When you look at economic news these days, you often see discussions about investing in U.S. bonds. As interest rates fluctuate more sharply and global uncertainty grows, it’s an area attracting increasing attention among Korean investors too. U.S. government-issued Treasury bonds are widely regarded as the safest assets in the world—but how can you actually invest in them?



Let’s first go over the basics of U.S. Treasuries. Because these bonds are issued by the U.S. government based on its credit, there is virtually no default risk. From an investor’s point of view, it’s a structure where you lend money to the government, receive a fixed amount of interest, and have your principal repaid at maturity. This is the asset that global investors look for first during times of crisis.

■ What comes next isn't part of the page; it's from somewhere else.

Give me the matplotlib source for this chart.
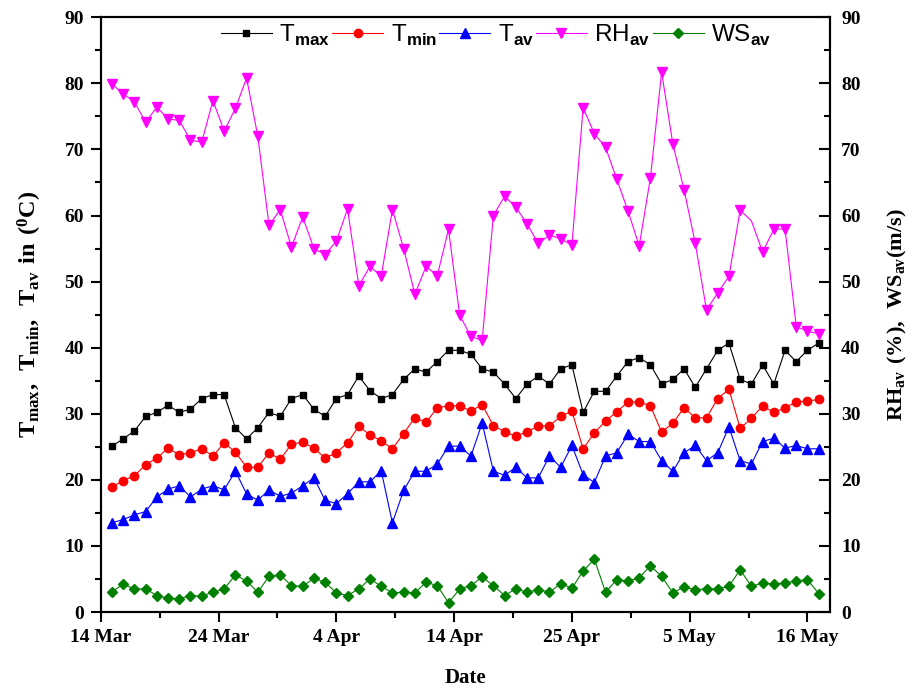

Depending on maturity, they can be broadly divided into three categories. Treasury Bills with a term of less than 1 year are issued at a discount; there is no separate interest payment, and they are redeemed at face value at maturity. Since they have relatively low interest-rate risk, they are suitable for short-term fund management. Treasury Notes with maturities of 2 to 10 years are the most actively traded, and especially the 10-year note is frequently used as a benchmark interest rate. They pay interest every six months. Treasury Bonds with maturities of 20 to 30 years offer relatively higher interest rates, but the price can fluctuate significantly due to changes in interest rates.

So, what are the ways to actually invest in U.S. bonds? The most direct method is to buy them directly through the U.S. Department of the Treasury’s TreasuryDirect site. You can start with as little as 100 dollars, and one of the advantages is that there are no fees. Another option is to use overseas bond trading services offered by domestic securities firms, but the minimum trade amount varies by broker. The third option is ETF investing: you can invest in U.S. Treasury bond-based ETFs managed by companies such as iShares or Vanguard. In particular, if you choose a currency-hedged (H) product, you can minimize gains or losses caused by exchange rate fluctuations.

It’s also important to understand Treasury yields. Yield to maturity (YTM) refers to the total return you can earn if you hold a Treasury bond until maturity. Bond prices and yields have an inverse relationship—when prices rise, yields fall, and vice versa. Current yield is simply the annual interest divided by the current price. As of early last year, the 10-year Treasury yield was reported to be around 4.54%.

When looking at factors that affect U.S. bond investments, the Federal Reserve’s interest rate policy is the most direct. When interest rates rise, the appeal of existing Treasuries declines, and their prices fall. If inflation increases, investors demand higher yields, which is also negative for Treasury bond prices. When the economy grows, interest rates tend to rise, and this increases Treasury yields. The scale of government Treasury bond issuance also matters: when supply increases, prices fall and yields rise.

Overseas factors can’t be ignored either. As uncertainty in the global economy increases, demand for safe assets like U.S. Treasuries rises, which can actually push prices up. When war or political instability occurs, investors flock to U.S. bonds. Fluctuations in other asset markets—such as stocks or real estate—also affect the Treasury market.

There are points you should consider when investing in practice. U.S. Treasuries are safe, but their yields are relatively low. However, if you factor in currency gains, the actual return may be higher. Conversely, there is also the risk of currency losses, so you should be careful about this aspect. You need to make an investment decision by comprehensively evaluating multiple factors such as interest rate changes, foreign exchange risk, and inflation.

When comparing U.S. Treasuries with other investment assets, Treasuries are superior in terms of stability and liquidity. The trustworthiness of the U.S. government and the almost nonexistent default risk are strong advantages. However, the upside potential in returns is limited. On the other hand, U.S. stocks can be highly volatile depending on corporate performance and market news, but on average they tend to be more profitable than bonds. Most stocks are also liquid enough to buy and sell at any time.

In conclusion, investing in U.S. bonds is a key way to understand the global financial market and a representative safe asset. In the face of recent economic uncertainty, its importance has only grown further. Korean investors can also use U.S. bonds to prepare for fluctuations in the value of the Korean won and diversify portfolio risk. However, you should approach it carefully by considering interest rates, exchange rates, inflation, and other factors in combination. Choosing the type of Treasury bond that fits your investment objectives and risk tolerance is the first step toward effective asset management.